● **The records**
·····

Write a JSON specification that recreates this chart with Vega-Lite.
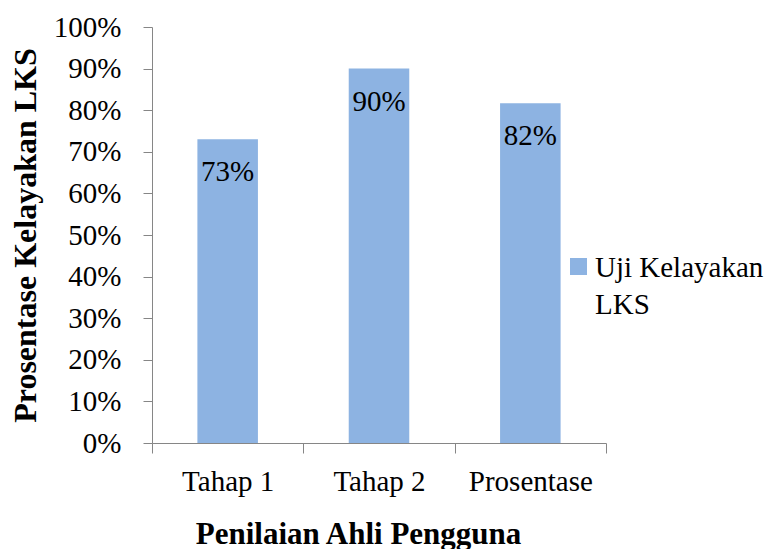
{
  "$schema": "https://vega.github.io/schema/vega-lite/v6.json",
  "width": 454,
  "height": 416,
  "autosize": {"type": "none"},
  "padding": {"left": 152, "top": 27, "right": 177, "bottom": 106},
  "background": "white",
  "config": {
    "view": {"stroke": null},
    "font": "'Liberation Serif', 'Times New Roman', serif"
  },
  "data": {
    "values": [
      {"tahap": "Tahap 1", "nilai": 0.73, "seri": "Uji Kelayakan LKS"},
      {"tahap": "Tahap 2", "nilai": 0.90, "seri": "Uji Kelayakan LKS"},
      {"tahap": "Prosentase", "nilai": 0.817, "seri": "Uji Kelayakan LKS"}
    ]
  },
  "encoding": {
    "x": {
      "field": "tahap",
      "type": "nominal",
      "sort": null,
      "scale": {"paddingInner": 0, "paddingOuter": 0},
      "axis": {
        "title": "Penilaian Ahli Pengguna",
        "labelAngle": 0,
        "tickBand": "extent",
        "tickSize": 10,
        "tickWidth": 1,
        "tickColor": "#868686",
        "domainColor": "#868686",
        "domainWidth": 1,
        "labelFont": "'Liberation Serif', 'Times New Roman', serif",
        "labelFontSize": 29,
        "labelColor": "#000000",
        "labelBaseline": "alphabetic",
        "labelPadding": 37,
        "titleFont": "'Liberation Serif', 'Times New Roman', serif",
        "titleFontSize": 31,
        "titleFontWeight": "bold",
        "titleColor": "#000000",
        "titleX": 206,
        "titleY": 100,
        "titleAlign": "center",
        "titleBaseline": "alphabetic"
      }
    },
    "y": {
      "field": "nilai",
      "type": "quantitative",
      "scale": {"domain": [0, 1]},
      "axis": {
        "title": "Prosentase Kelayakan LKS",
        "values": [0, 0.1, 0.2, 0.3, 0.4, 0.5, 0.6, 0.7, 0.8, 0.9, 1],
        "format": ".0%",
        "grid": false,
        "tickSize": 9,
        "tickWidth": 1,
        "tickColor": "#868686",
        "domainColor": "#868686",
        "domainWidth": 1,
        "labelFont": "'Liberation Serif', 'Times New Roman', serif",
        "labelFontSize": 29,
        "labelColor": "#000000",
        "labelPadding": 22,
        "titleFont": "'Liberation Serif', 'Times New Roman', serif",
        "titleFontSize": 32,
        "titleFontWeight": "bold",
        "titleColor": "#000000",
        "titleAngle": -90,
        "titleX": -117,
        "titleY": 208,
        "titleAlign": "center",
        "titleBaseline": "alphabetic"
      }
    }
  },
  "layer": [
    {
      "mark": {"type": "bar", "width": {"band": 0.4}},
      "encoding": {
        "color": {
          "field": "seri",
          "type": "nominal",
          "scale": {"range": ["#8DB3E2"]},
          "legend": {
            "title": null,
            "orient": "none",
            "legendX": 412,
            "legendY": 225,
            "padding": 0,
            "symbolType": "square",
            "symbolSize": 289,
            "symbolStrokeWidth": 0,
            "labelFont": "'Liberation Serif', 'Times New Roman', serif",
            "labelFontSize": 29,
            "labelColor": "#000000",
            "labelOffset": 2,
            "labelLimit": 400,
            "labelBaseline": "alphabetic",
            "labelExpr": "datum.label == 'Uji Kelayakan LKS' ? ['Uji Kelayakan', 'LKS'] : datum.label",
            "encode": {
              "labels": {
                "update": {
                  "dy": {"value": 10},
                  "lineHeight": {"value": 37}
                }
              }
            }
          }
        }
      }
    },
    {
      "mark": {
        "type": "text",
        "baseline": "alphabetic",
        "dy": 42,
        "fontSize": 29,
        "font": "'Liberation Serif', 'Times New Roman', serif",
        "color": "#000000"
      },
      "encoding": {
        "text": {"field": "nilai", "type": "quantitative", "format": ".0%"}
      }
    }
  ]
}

·····

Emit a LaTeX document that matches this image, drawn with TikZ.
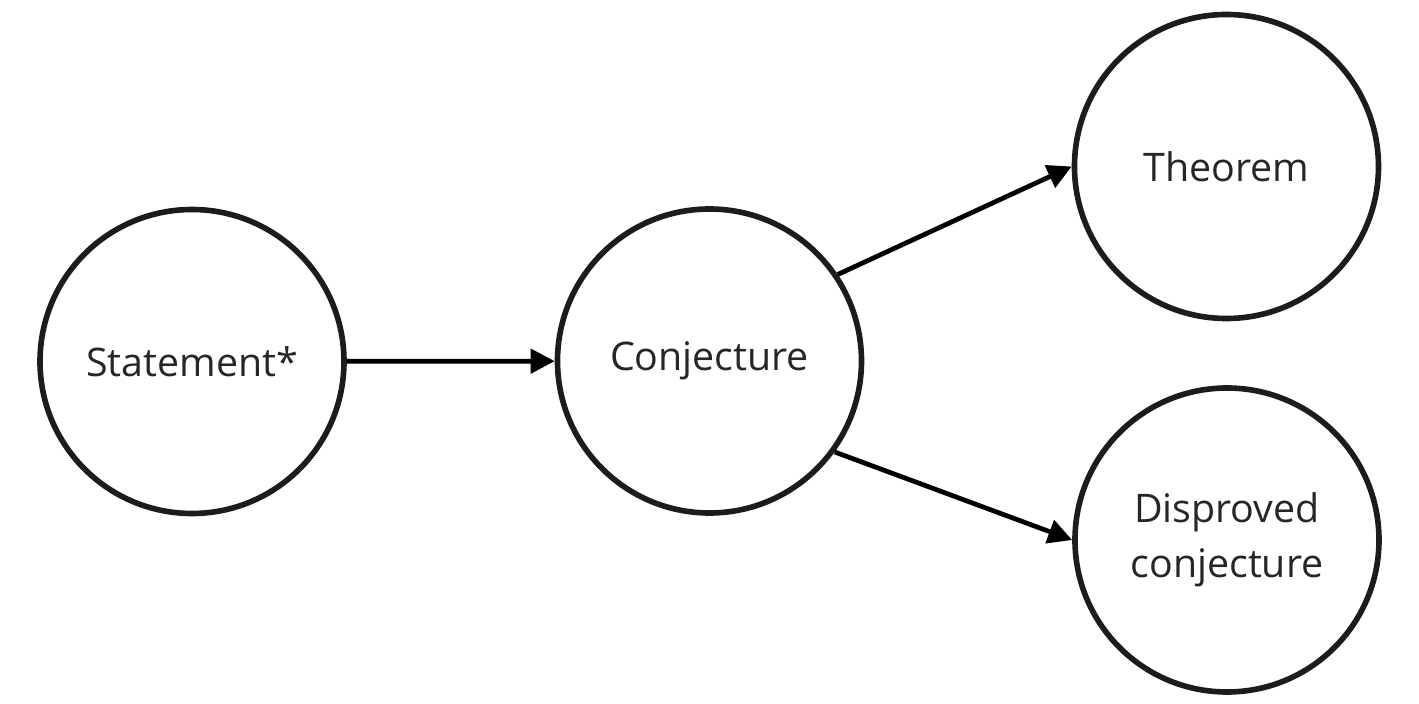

·····

● **To do**
Pick out each line containing "this" and report it.

● **Full response**
Write a JSON specification that recreates this chart with Vega-Lite.
Emit a LaTeX document that matches this image, drawn with TikZ.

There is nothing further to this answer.